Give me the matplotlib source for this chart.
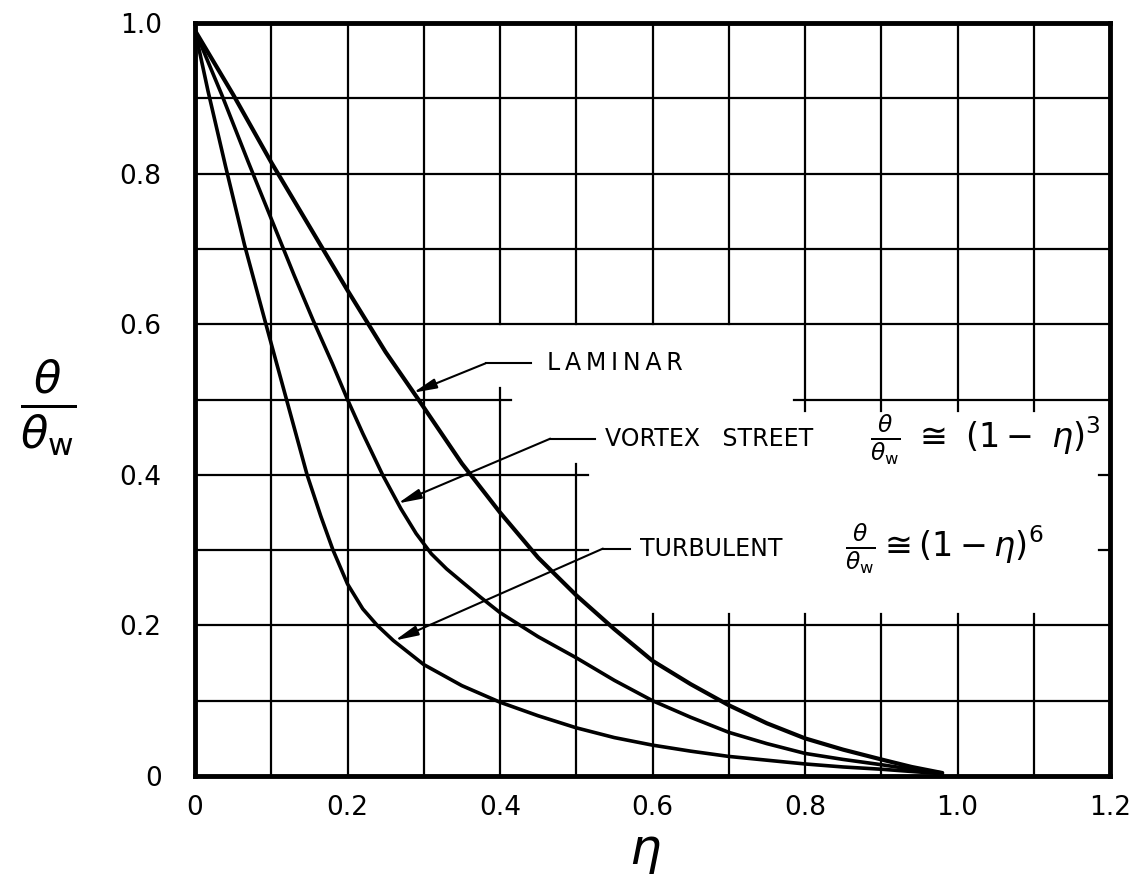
* * *
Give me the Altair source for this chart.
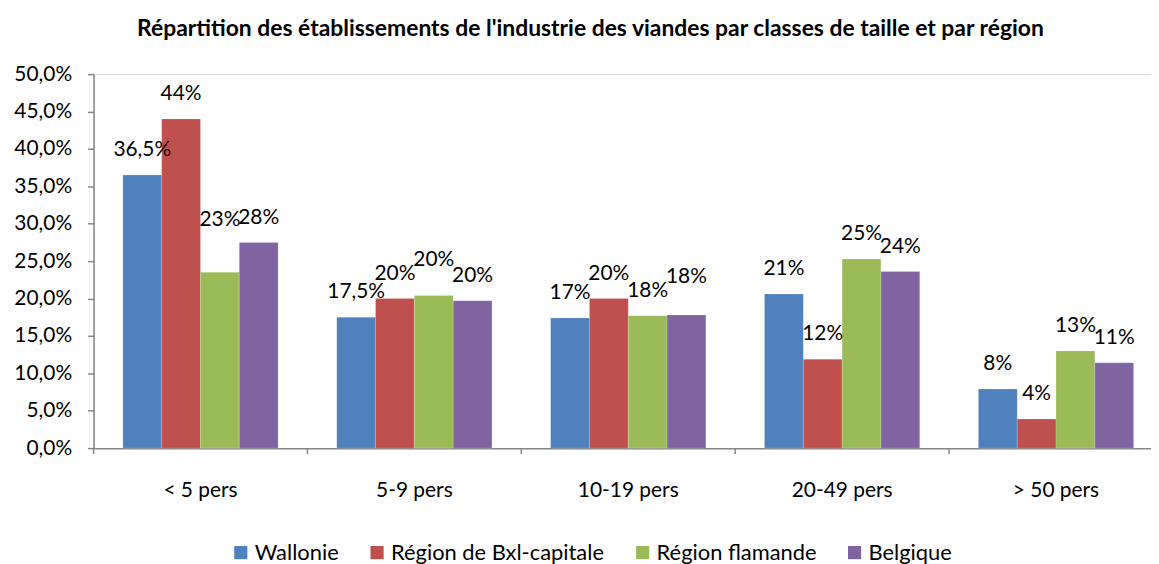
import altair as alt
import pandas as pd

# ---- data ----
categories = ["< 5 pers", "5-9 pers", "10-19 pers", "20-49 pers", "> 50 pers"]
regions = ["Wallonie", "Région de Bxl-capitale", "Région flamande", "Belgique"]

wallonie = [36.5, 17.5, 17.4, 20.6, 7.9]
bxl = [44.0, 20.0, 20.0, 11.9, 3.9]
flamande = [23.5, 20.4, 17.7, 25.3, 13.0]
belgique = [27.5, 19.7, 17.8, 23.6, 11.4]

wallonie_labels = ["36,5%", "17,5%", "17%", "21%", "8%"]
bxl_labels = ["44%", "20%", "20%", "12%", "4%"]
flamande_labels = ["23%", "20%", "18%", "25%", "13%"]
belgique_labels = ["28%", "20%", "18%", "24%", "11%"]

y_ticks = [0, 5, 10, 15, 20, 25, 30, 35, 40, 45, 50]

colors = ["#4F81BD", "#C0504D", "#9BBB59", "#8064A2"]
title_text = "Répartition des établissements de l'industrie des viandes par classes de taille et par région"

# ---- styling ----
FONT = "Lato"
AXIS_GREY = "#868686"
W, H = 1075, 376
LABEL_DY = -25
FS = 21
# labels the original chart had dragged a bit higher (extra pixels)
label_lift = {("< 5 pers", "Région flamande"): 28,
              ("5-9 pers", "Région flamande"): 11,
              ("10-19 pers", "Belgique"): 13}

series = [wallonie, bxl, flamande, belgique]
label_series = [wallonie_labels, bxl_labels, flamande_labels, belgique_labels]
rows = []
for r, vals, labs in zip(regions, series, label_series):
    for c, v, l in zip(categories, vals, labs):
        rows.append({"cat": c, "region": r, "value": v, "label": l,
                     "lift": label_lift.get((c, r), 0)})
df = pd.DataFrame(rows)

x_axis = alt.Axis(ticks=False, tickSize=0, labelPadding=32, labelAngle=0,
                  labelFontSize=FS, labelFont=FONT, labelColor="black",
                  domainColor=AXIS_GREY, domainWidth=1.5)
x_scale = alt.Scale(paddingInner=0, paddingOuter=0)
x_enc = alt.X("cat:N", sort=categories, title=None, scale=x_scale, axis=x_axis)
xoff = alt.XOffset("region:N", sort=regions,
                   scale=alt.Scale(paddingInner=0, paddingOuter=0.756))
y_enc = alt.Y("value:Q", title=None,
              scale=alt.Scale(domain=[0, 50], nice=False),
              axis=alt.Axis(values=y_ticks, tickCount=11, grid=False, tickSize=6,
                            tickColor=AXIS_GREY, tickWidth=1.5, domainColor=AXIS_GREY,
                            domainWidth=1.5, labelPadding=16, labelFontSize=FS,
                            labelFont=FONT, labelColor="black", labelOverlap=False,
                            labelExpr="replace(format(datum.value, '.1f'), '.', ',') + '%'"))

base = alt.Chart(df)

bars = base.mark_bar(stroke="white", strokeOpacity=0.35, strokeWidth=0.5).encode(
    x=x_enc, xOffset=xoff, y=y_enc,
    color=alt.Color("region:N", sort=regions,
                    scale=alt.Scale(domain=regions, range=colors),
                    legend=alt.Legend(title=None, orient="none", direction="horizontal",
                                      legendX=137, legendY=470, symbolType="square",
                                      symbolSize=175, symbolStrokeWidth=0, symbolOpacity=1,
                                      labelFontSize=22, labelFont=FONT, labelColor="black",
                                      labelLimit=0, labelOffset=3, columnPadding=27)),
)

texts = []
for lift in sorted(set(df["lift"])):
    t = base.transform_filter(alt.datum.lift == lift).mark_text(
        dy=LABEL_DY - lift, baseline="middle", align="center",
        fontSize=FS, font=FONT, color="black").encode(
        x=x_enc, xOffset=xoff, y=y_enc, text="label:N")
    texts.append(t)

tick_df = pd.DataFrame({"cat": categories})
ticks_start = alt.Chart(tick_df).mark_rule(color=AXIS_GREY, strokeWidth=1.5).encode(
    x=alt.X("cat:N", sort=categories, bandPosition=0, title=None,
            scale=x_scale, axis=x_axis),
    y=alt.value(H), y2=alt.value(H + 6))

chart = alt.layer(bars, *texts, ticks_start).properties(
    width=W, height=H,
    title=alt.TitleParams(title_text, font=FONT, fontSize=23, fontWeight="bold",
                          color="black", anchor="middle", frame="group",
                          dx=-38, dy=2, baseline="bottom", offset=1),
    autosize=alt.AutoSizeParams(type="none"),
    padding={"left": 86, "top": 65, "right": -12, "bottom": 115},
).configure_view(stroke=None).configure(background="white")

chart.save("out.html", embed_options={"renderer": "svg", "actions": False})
--
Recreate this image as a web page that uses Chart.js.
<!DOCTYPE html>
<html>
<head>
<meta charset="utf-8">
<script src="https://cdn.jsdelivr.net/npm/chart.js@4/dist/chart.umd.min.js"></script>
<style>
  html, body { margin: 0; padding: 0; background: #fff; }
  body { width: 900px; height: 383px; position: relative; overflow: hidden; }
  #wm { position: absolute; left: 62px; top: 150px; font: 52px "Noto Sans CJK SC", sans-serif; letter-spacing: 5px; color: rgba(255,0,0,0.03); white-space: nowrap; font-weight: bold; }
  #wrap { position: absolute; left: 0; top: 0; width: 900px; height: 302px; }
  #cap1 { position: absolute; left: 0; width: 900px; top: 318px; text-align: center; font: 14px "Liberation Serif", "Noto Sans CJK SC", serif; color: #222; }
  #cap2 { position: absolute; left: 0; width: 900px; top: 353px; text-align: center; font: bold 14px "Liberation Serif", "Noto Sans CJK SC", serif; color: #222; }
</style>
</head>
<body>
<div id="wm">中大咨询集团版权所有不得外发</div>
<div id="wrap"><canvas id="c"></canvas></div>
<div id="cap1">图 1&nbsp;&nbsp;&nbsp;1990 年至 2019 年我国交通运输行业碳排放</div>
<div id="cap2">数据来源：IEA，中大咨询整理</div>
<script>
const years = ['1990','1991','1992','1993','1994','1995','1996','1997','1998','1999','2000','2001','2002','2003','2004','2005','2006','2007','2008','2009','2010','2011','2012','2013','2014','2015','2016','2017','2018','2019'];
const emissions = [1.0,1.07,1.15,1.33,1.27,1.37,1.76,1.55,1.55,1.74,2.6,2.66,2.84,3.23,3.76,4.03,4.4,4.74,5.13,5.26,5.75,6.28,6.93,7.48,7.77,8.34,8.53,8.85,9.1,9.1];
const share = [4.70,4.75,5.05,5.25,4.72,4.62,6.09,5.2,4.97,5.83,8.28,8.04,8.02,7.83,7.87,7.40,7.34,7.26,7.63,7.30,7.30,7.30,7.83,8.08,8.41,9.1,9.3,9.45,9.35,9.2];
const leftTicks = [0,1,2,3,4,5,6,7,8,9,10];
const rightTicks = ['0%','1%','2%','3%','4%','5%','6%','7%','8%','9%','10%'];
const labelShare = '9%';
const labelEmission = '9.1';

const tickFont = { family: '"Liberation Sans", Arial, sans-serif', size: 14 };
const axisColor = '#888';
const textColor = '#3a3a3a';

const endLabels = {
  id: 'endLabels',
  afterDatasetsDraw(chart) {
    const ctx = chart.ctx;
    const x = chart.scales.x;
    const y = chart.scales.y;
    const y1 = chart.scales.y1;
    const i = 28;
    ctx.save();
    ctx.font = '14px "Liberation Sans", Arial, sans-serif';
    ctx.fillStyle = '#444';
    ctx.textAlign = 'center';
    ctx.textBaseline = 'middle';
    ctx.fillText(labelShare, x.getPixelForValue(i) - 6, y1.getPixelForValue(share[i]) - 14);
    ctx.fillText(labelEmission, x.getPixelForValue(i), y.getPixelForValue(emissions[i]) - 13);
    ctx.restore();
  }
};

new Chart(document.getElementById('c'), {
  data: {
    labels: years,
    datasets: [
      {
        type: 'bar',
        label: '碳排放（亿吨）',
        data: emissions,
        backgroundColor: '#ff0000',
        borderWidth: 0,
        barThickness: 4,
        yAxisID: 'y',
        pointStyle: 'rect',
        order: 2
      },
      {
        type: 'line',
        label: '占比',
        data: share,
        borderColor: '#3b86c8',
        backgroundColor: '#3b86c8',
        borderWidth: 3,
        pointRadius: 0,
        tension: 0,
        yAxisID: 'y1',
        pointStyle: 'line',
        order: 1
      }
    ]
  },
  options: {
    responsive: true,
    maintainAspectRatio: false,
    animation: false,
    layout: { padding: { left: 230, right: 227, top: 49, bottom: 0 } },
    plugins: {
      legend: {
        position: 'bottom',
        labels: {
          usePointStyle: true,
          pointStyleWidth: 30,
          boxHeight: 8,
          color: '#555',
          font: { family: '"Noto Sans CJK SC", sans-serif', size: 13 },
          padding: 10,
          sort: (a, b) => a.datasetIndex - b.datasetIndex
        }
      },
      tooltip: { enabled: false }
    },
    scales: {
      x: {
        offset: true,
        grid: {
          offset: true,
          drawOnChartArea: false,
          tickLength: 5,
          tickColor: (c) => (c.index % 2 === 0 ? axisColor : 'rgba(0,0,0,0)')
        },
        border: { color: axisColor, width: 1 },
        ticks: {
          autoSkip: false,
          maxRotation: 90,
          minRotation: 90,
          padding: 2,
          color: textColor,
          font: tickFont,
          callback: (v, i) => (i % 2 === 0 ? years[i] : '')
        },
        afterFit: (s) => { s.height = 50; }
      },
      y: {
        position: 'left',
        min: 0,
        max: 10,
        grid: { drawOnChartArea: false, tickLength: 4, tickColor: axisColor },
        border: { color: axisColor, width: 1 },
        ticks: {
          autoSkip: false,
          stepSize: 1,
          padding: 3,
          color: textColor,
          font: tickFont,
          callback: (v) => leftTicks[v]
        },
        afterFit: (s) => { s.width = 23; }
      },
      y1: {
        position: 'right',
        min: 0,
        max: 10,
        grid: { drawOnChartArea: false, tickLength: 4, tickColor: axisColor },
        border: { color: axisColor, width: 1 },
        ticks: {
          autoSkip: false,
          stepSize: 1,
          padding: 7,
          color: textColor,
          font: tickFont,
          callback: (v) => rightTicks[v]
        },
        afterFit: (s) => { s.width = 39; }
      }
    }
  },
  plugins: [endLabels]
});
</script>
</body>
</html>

# Given instruction
Above are the records. Copy word for word only their lines from the one holding "Give me the Altair source for this chart." through the one holding "belgique = [27.5, 19.7, 17.8, 23.6, 11.4]", both included, and skip the images.

# Reply
Give me the Altair source for this chart.
import altair as alt
import pandas as pd

# ---- data ----
categories = ["< 5 pers", "5-9 pers", "10-19 pers", "20-49 pers", "> 50 pers"]
regions = ["Wallonie", "Région de Bxl-capitale", "Région flamande", "Belgique"]

wallonie = [36.5, 17.5, 17.4, 20.6, 7.9]
bxl = [44.0, 20.0, 20.0, 11.9, 3.9]
flamande = [23.5, 20.4, 17.7, 25.3, 13.0]
belgique = [27.5, 19.7, 17.8, 23.6, 11.4]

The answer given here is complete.